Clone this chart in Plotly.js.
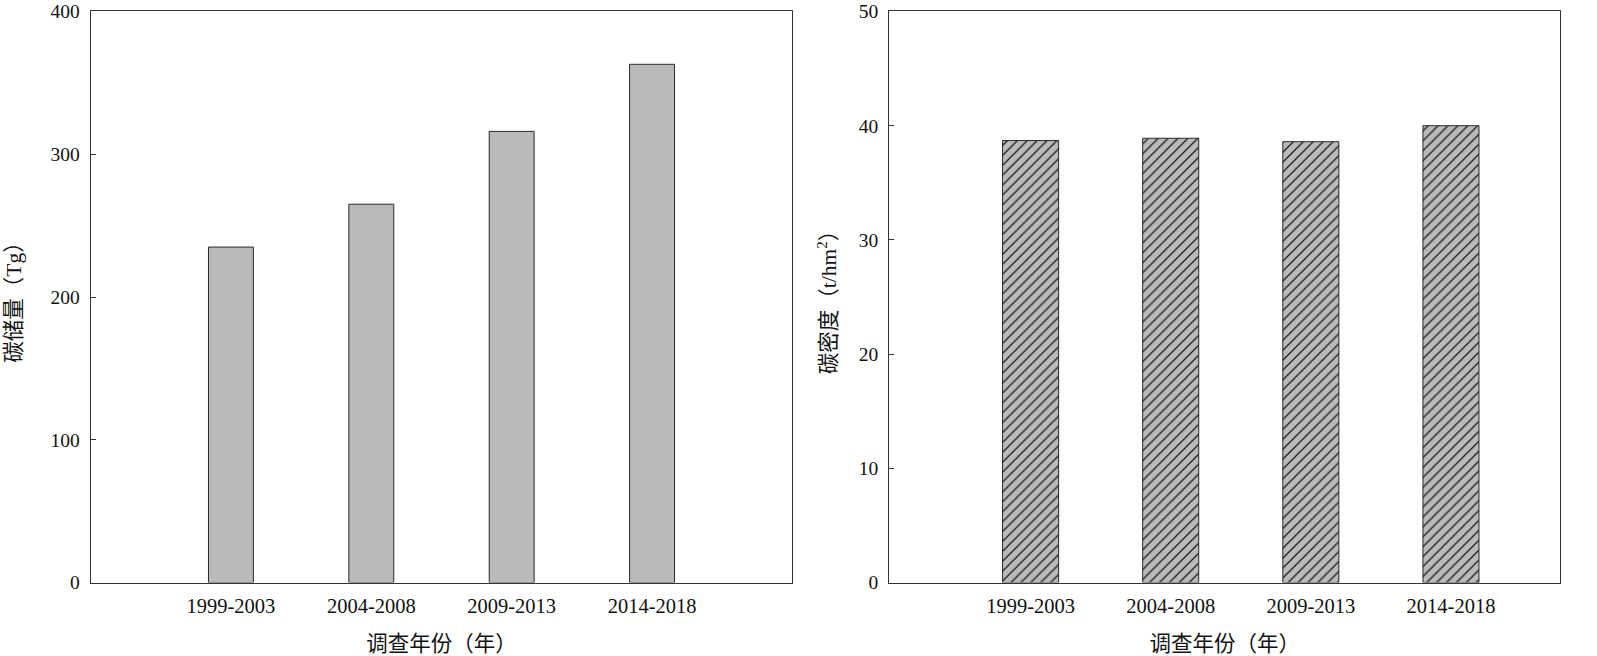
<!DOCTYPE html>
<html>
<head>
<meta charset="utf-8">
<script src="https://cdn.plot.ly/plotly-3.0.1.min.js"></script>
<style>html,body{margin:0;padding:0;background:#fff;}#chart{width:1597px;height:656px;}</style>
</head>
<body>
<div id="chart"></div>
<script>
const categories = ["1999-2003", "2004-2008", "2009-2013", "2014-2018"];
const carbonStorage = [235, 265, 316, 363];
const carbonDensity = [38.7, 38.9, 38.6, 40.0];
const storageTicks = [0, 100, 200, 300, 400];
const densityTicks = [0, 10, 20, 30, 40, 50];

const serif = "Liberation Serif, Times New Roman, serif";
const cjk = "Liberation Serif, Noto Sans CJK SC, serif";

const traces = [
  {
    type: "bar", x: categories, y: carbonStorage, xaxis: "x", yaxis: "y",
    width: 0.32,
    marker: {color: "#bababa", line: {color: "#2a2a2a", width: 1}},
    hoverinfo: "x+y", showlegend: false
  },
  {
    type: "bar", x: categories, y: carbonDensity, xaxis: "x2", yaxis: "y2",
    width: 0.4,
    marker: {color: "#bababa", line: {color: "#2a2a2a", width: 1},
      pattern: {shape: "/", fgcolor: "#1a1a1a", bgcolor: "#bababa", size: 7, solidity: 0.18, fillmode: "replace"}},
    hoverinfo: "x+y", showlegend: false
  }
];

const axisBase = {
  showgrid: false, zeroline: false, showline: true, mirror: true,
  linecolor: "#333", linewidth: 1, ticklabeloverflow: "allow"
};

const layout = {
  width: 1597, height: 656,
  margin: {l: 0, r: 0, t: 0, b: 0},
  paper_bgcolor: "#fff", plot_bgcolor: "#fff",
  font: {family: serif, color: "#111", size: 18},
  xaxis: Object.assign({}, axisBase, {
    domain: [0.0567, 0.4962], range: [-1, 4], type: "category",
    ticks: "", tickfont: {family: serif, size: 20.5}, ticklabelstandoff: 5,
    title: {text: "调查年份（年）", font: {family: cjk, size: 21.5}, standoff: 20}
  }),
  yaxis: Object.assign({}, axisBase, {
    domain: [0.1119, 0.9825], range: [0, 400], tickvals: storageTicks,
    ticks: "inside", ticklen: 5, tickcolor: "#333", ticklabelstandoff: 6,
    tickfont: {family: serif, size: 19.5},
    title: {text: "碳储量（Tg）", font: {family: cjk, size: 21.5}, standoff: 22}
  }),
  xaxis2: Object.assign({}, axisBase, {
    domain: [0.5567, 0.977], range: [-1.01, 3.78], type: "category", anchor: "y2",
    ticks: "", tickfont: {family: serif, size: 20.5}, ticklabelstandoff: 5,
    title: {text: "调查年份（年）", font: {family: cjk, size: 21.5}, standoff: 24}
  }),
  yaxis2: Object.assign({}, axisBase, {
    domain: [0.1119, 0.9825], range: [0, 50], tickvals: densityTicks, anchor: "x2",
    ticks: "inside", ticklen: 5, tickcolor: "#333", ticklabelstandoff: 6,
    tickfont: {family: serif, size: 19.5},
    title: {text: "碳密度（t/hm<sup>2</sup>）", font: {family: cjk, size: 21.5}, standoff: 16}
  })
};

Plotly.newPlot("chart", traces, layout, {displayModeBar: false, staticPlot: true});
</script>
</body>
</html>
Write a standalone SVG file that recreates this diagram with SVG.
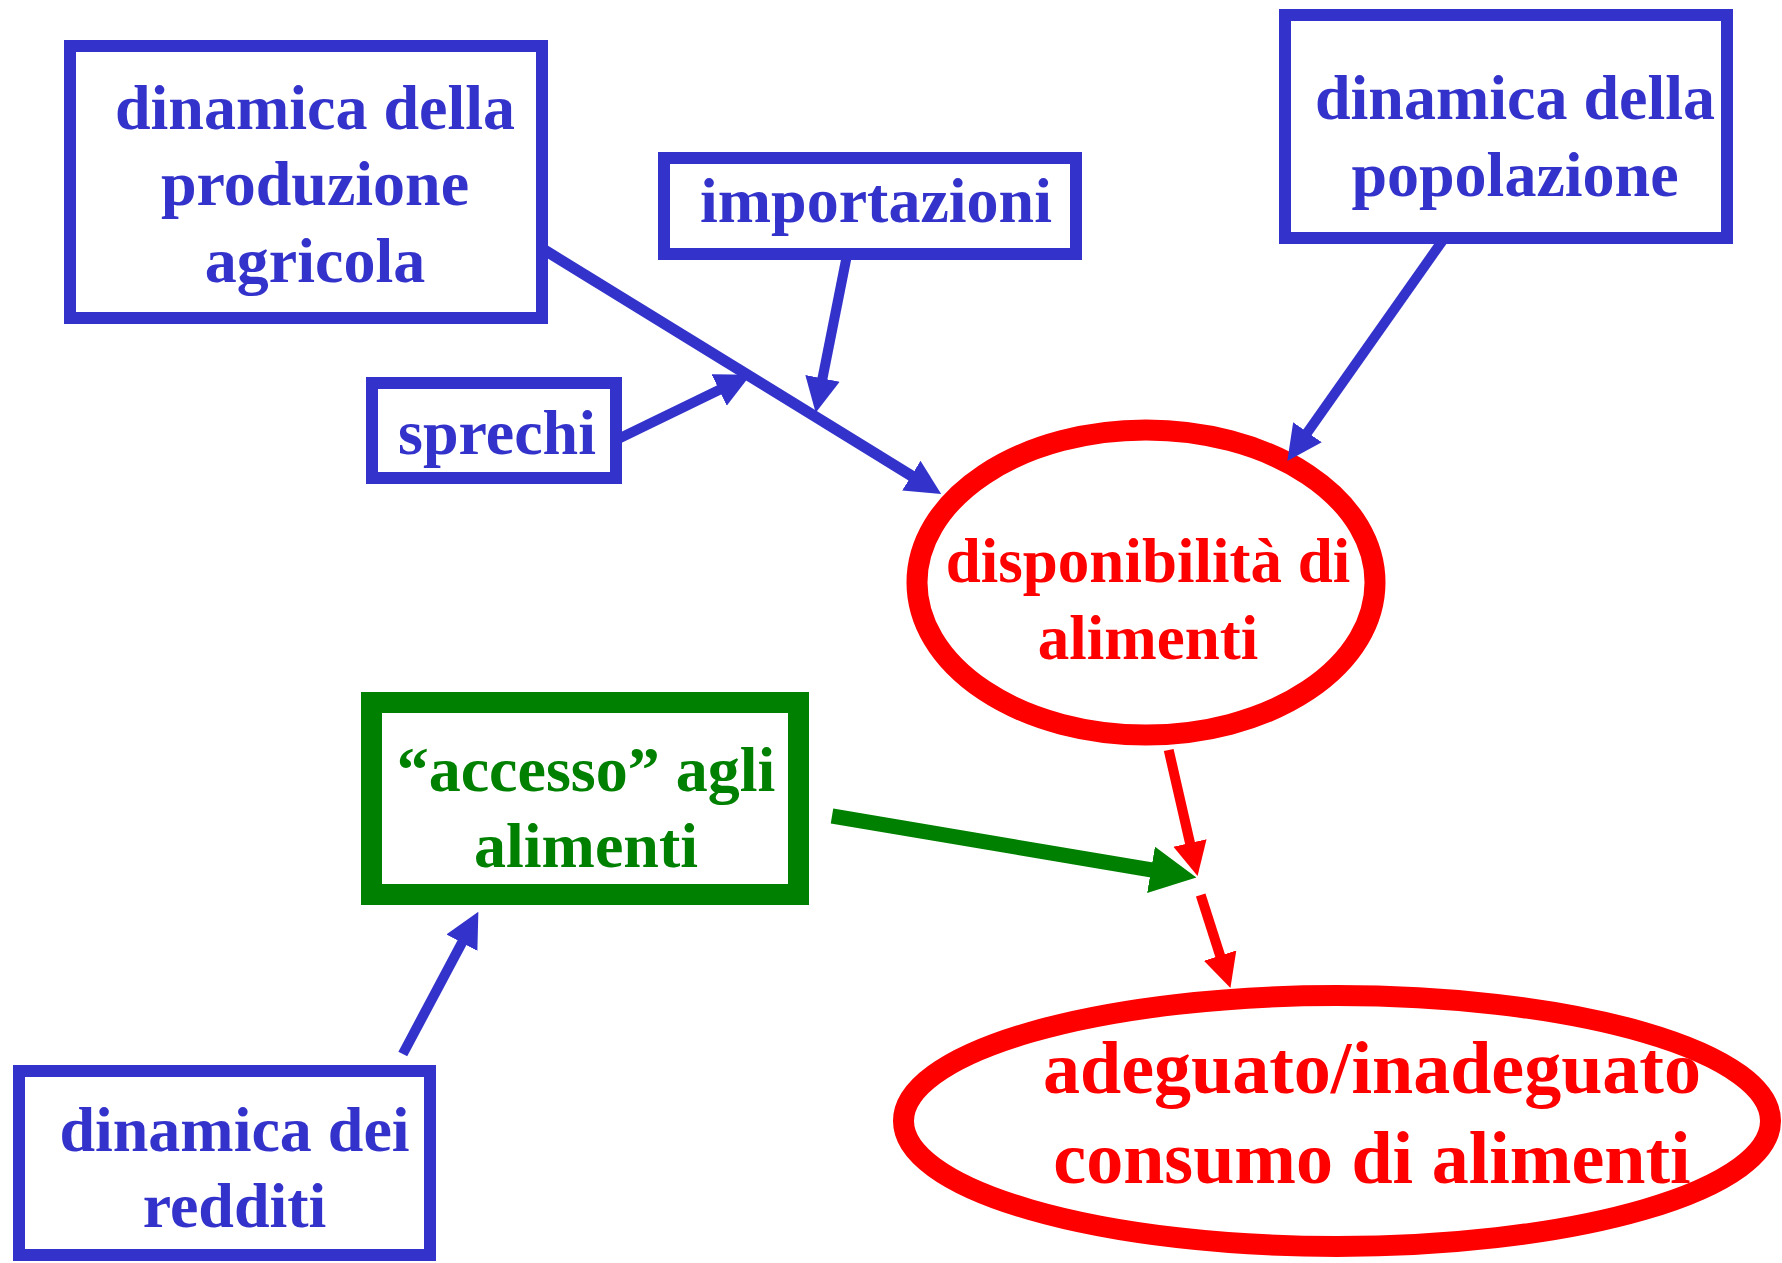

§ Written task
Start at the top of the entries and repeat each line exactly, ending at the line that contains "Serif, Noto Sans". Pictures are not part of the copy.

§ The response
Clone this chart in Plotly.js.
<!DOCTYPE html>
<html>
<head>
<meta charset="utf-8">
<script src="https://cdn.plot.ly/plotly-3.0.1.min.js"></script>
<style>html,body{margin:0;padding:0;background:#fff;}#chart{width:1597px;height:656px;}</style>
</head>
<body>
<div id="chart"></div>
<script>
const categories = ["1999-2003", "2004-2008", "2009-2013", "2014-2018"];
const carbonStorage = [235, 265, 316, 363];
const carbonDensity = [38.7, 38.9, 38.6, 40.0];
const storageTicks = [0, 100, 200, 300, 400];
const densityTicks = [0, 10, 20, 30, 40, 50];

const serif = "Liberation Serif, Times New Roman, serif";
const cjk = "Liberation Serif, Noto Sans CJK SC, serif";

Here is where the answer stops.